In fact, during his last term he enjoyed the privilege of an R house and an R senate for several years. They might not have been universally aligned with Trump, not even close, but they certainly weren't fans of the D's either and were ideologically aligned at least somewhat with many of the policies that Trump was pushing. Immigration control, free enterprise, low taxes, strong foreign policy, COVID response, etc. I doubt that'll be the case at any point in his next term (if he gets one) so if anything he'll be even more hamstrung.
Either way, all he had to do was
do his job and work with these people. Act like a mature adult, accept that some compromise is always inevitable in any negotiation and that achieving some of what you want is better than not getting alignment and achieving nothing. The sort of skills that most people develop long before their teens. Yet skills that Trump demonstrably either doesn't have, or doesn't know how to utilize. Even a few of his own departmental picks quickly stopped supporting him or gave him poor advice. That's his fault. His failure. Harsh, maybe. But that was the job he was elected to do. To deliver his campaign promises. To deliver policy. Not to fail and then complain about how hard done by he was, how he was the victim.
It just astonishes me that anyone can look at what Trump did and didn't do the first time around, and yet still think that he's a good choice. Once again, it's not necessarily his policies that I object to. It's his ability to implement them.
Looking forwards, he probably isn't electable based on his loss to Biden last round (as incumbent with all the advantages that offers no less). But even if he does get elected, he'll once again have to try and navigate all the same problems with his lack of support that he so impressively cocked up in his last term. Considering the almost guaranteed loss of the House and possibly Senate that his election would provide he'd be trying to do that with an even weaker hand this time around.
So that's my thoughts. I guess it'd be one thing if Trump showed even the slightest suggestion that he'd learned from his mistakes in his last term and was making moves to address them, but honestly, I don't think he even realizes that he's made mistakes in the first place.
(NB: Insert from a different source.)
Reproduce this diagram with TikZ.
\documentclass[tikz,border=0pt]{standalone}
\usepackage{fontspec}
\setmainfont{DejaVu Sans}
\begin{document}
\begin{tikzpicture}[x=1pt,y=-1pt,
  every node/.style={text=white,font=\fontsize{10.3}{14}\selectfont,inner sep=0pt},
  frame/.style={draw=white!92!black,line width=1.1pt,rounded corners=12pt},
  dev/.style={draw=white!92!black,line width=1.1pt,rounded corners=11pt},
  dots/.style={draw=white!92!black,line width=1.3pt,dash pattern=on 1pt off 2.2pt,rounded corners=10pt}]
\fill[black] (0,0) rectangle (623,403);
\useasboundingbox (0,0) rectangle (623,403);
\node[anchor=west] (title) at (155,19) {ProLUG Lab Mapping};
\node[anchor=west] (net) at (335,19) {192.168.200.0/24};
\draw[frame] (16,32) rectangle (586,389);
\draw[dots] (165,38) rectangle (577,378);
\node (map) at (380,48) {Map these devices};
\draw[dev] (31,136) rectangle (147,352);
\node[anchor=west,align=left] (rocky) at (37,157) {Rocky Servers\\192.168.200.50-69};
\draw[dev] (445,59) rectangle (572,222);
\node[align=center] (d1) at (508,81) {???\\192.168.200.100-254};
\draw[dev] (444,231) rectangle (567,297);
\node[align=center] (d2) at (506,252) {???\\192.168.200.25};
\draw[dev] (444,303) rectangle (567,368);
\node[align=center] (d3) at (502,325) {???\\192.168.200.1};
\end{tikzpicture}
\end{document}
Lots of throwing blame around sure, lots of playing the victim card, but not a lot of evidence for self awareness or any humility whatsoever, at least in my opinion.
Overall, nothing he's done since 2020 fills me with the impression that he's more capable of drawing wide ranging support across the electorate, in the House or in the Senate now than he was three years ago, and if anything he's probably even worse off now than he was in 2020. Certainly no clear, actionable, plan has been communicated to my knowledge as to how he'd actually solve that problem, and considering how much Trump likes to post all over social media on every other topic, I suspect that's because he simply hasn't got one.
On that basis why would I expect that him doing all the same things will yield different results in 2024? Isn't that the definition of insanity?
Now I don't know if DeSantis can do any better. He's an unknown quantity in that role, so I can't be sure. But in every respect I'd rather take a chance on a relative unknown with some decent experience in other roles than another chance on a guy with a history of failure in this one. He has a whole lot less baggage to fight through as well, so at least he's not starting from a position of animosity, scandal and weakness before his ass even touches an oval office chair. So he gets my pick (well, he would, but I don't get a vote!)
I should also point out to
@sestoppelman and a few others on this thread that not wanting Trump is not the same as wanting Biden. I see that a lot on this topic and it's both a false equivalency and frequently used as a straw man. You can quite easily be thoroughly unhappy with Biden
and dislike Trump. Disliking Trump doesn't equal Democrat. The two are not correlated and in fact, you may not like Trump
because you want Biden gone and don't think that Trump is the best vehicle to achieve that.